On the paucity of criminal prosecutions in the wake of the financial crisis:

"The system being what the system is, you can only proceed when you have confidence that you have proof beyond a reasonable doubt that you can convince 12 jurors to unanimously agree on. The one thing that people should appreciate – I'm speaking from my office, but I'm sure this is true of every office – is we're not afraid of anyone, no matter how big they are or how wealthy they are."

The best advice he received before starting this job:

"I got a lot of good advice from a lot of people. This may sound cliché, but this job, uniquely among jobs, I think, is all about doing the right thing. If you ever have a qualm or feel any queasiness about a course of conduct, about bringing a case, or about whether or not something should be disclosed or how you should proceed, then you shouldn't do that thing.

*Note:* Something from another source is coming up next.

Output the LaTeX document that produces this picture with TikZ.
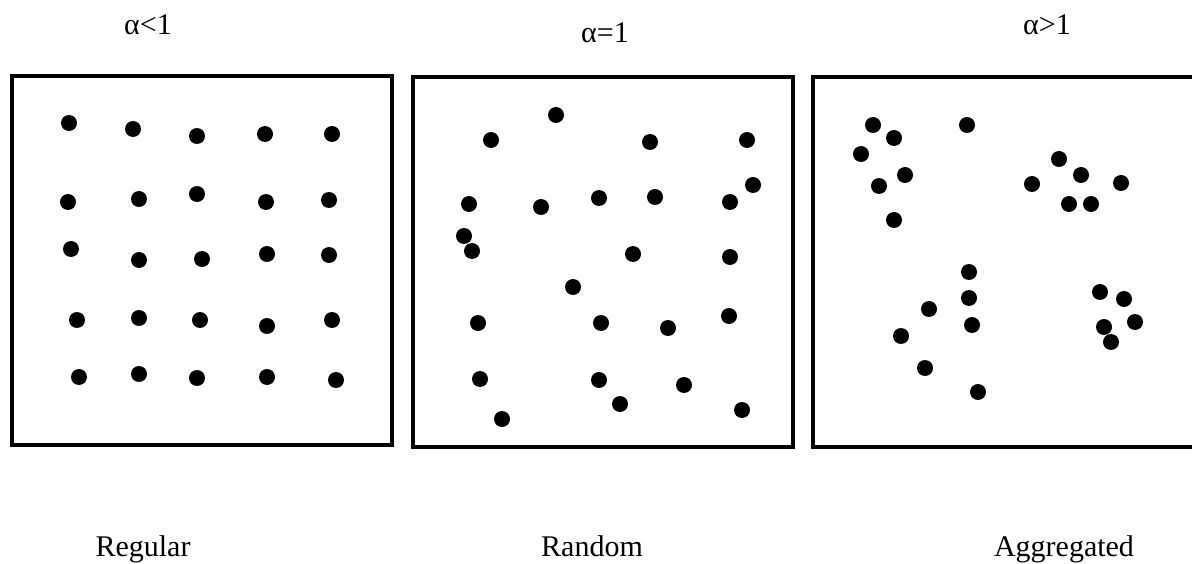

I sleep pretty comfortably every night."

On public service:

I've always thought that the best thing you can do if you have a lot of privilege, as I've had – my parents didn't, but I did – is to give back to the country that gave you so much. … I've said to my children, you don't have to spend your whole life in public service, but you can spend some time. I like to suggest to law students – 'You're going to have a long career. For some portion of your career, if would be nice to do something that was larger than yourself, larger than just making a buck. And you're enriched by it and your community is enriched by it.'"

CURRICULUM VITAE

Beginnings

Born in Ferozepur, India, 1968.

Attended Harvard University, Cambridge, Mass.; and Columbia Law School, N.Y.

Family Life

Married, three children.

Lives in Westchester County, N.Y.

Career

1993-1996: Lawyer at Gibson Dunn & Crutcher.

1996-2000: Lawyer at Swidler Berlin Shereff Friedman.

2000-2005: Assistant U.S. Attorney, Southern District of New York.

2005-2009: Chief counsel to U.S. Senator Charles Schumer.

2009-present: U.S. Attorney for the Southern District of New York

Editor's Note: Viet Dinh served as a senior official in the United States Justice Department from 2001 to 2003. His friend Preet Bharara, now the top federal prosecutor in Manhattan, arrived in Washington in 2005. An earlier version of this story incorrectly stated that Mr. Dinh's stint at the Justice Department was concurrent with Mr. Bharara's time in Washington.